Now that everything is configured, you can test the API Management API by making a request to the expected `/openai` endpoints.

This mechanism will work for directly communicating with Azure OpenAI Services using standard HTTP requests, as well as using libraries such as [Microsoft Semantic Kernel](https://learn.microsoft.com/en-us/semantic-kernel/overview/) and [LangChain](https://www.langchain.com).

The following examples showcase using standard HTTP requests to the API Management API.

### Creates a completion for the chat message

In [None]:
$model = "gpt-35-turbo"
$apiVersion = "2023-07-01-preview"
$completionsEndpoint = $apiManagementGatewayUrl + "/openai/deployments/$($model)/chat/completions?api-version=$($apiVersion)"

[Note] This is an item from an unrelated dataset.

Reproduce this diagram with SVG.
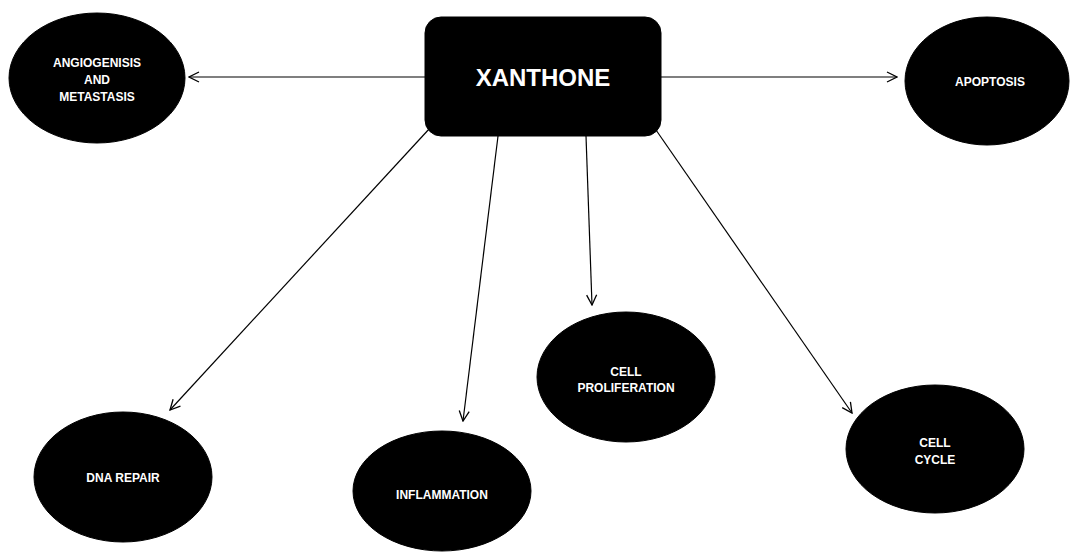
<svg xmlns="http://www.w3.org/2000/svg" width="1070" height="552" viewBox="0 0 1070 552">
<style>
.node{fill:#000;stroke:#000}
.lbl{fill:#fff;font-family:"Liberation Sans",Arial,sans-serif;font-weight:bold;font-size:12px;text-anchor:middle}
.title{fill:#fff;font-family:"Liberation Sans",Arial,sans-serif;font-weight:bold;font-size:24px;text-anchor:middle}
.conn{stroke:#000;stroke-width:1.2;fill:none;marker-end:url(#arr)}
</style>
<defs>
<marker id="arr" viewBox="0 0 12 12" refX="11" refY="6" markerWidth="12" markerHeight="12" markerUnits="userSpaceOnUse" orient="auto">
<path d="M1,1 L11,6 L1,11" fill="none" stroke="#000" stroke-width="1.3"/>
</marker>
</defs>
<rect width="1070" height="552" fill="#fff"/>
<g id="connectors">
<line class="conn" x1="425" y1="77" x2="189" y2="77"/>
<line class="conn" x1="661" y1="77" x2="897" y2="77"/>
<line class="conn" x1="430" y1="128" x2="170" y2="410"/>
<line class="conn" x1="498" y1="136" x2="463" y2="421"/>
<line class="conn" x1="586" y1="136" x2="592" y2="305"/>
<line class="conn" x1="656" y1="130" x2="852" y2="413"/>
</g>
<g id="xanthone">
<rect class="node" x="425" y="17" width="236" height="119" rx="16"/>
<text class="title" x="543" y="86">XANTHONE</text>
</g>
<g id="angiogenesis">
<ellipse class="node" cx="97" cy="78" rx="88" ry="65"/>
<text class="lbl" x="97" y="67">ANGIOGENISIS</text>
<text class="lbl" x="97" y="84">AND</text>
<text class="lbl" x="97" y="101">METASTASIS</text>
</g>
<g id="apoptosis">
<ellipse class="node" cx="987" cy="81" rx="82" ry="64"/>
<text class="lbl" x="990" y="86">APOPTOSIS</text>
</g>
<g id="dna-repair">
<ellipse class="node" cx="123" cy="477" rx="89" ry="65"/>
<text class="lbl" x="123" y="482">DNA REPAIR</text>
</g>
<g id="inflammation">
<ellipse class="node" cx="442" cy="491" rx="89" ry="60"/>
<text class="lbl" x="442" y="499">INFLAMMATION</text>
</g>
<g id="cell-proliferation">
<ellipse class="node" cx="626" cy="377" rx="89" ry="65"/>
<text class="lbl" x="626" y="376">CELL</text>
<text class="lbl" x="626" y="392">PROLIFERATION</text>
</g>
<g id="cell-cycle">
<ellipse class="node" cx="935" cy="449" rx="89" ry="64"/>
<text class="lbl" x="935" y="447">CELL</text>
<text class="lbl" x="935" y="464">CYCLE</text>
</g>
</svg>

# Define the request headers
$requestHeaders = @{
    "Ocp-Apim-Subscription-Key" = $apiManagementSubscriptionKey
}

# Define the request body
$requestBody = @{
    messages = @(
        @{
            role = "system"
            content = "You are a helpful AI assistant. You always try to provide accurate answers or follow up with another question if not."
        },
        @{
            role = "user"
            content = "What is the best way to get to London from Berlin?"
        }
    )
    max_tokens = 200
    temperature = 0.7
    top_p = 0.95
    frequency_penalty = 0
    presence_penalty = 0
}

$requestBodyString = ($requestBody | ConvertTo-Json -Depth 10 -Compress)

Write-Host "Posting request with URI $completionsEndpoint and body $requestBodyString"

$apiManagementResponse = Invoke-WebRequest -Uri $completionsEndpoint -Headers $requestHeaders -Method POST -Body $requestBodyString -ContentType "application/json"

Write-Host "Response: $apiManagementResponse"

# 4. Cleanup

The following will delete all the resources that were deployed as part of this notebook.

In [None]:
az group delete --name $resourceGroup --yes --no-wait